Sonata for Alto Saxophone and Piano (2016)
Instrumentation: Alto saxophone, piano.
Description: After seeing a masterclass on the instrument, I was very inspired to write a piece for it. Ultimately, it was written specifically for my friend Lexie Aguilar, and in March of 2017 we performed it at the NASA Saxophone Convention. Initially inspired by Ravel’s Piano Concerto in G, but going in different directions from that piece, my Sonata is in the typical 3-movement formula, with the first and third being in sonata-allegro. The first movement’s second theme, marked dolce, took a while to come up with. It has a pretty typical development section with piano trills and a big saxophone cadenza, which leads into the recapitulation.
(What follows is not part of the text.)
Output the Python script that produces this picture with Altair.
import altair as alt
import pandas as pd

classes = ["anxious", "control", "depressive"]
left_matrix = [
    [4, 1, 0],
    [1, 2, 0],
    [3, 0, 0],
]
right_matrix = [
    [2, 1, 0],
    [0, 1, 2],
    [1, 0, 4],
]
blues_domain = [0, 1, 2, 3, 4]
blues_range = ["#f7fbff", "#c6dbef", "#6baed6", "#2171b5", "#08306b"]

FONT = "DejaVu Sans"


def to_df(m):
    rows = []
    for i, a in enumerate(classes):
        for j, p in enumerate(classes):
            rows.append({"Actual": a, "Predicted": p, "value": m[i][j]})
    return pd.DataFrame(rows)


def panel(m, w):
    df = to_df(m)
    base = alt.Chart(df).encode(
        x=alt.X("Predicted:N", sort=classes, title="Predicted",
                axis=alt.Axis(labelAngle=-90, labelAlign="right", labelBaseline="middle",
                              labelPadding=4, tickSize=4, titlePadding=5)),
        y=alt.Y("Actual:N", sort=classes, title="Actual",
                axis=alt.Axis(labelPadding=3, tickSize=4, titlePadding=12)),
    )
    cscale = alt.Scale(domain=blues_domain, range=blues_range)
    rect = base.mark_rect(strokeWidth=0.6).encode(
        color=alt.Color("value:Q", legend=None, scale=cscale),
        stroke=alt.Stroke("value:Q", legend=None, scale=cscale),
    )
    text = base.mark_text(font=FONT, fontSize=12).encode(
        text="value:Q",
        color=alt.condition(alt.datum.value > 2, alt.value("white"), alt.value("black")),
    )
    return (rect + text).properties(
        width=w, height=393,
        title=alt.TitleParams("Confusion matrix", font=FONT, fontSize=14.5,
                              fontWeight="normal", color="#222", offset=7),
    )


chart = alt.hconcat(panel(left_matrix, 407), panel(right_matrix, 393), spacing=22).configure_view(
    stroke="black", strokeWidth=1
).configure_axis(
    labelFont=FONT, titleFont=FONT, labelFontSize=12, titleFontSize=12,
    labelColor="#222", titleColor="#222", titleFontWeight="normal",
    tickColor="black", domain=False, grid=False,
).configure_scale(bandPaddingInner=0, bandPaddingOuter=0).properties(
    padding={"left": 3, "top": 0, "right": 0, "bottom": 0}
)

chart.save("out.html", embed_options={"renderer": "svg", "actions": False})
The second theme is slowed down and played with a bit more, which leads into a frisky coda. The second movement plays around with the idea of music moving around one point—that one point being the note “B”. The rhythmically unstable line playing the “B” over and over starts and ends simply, and gets more complex and complicated as the movement continues, eventually being intertwined with melodic ideas, before finally thinning out and coming back to where it began. Finally, the third movement is a sort of quasi perpetual mobile, with the saxophone playing lots of virtuosic sixteenth notes. Its development section is particularly disconnected, with the saxophone doing its own “riff” of sorts, completely out of touch with the changing key areas of the fragments of the two themes in the RH, and the LH just bouncing along a march bass, minding its own business. The piece ends with lots of scales in the saxophone leading to a triumphant C major.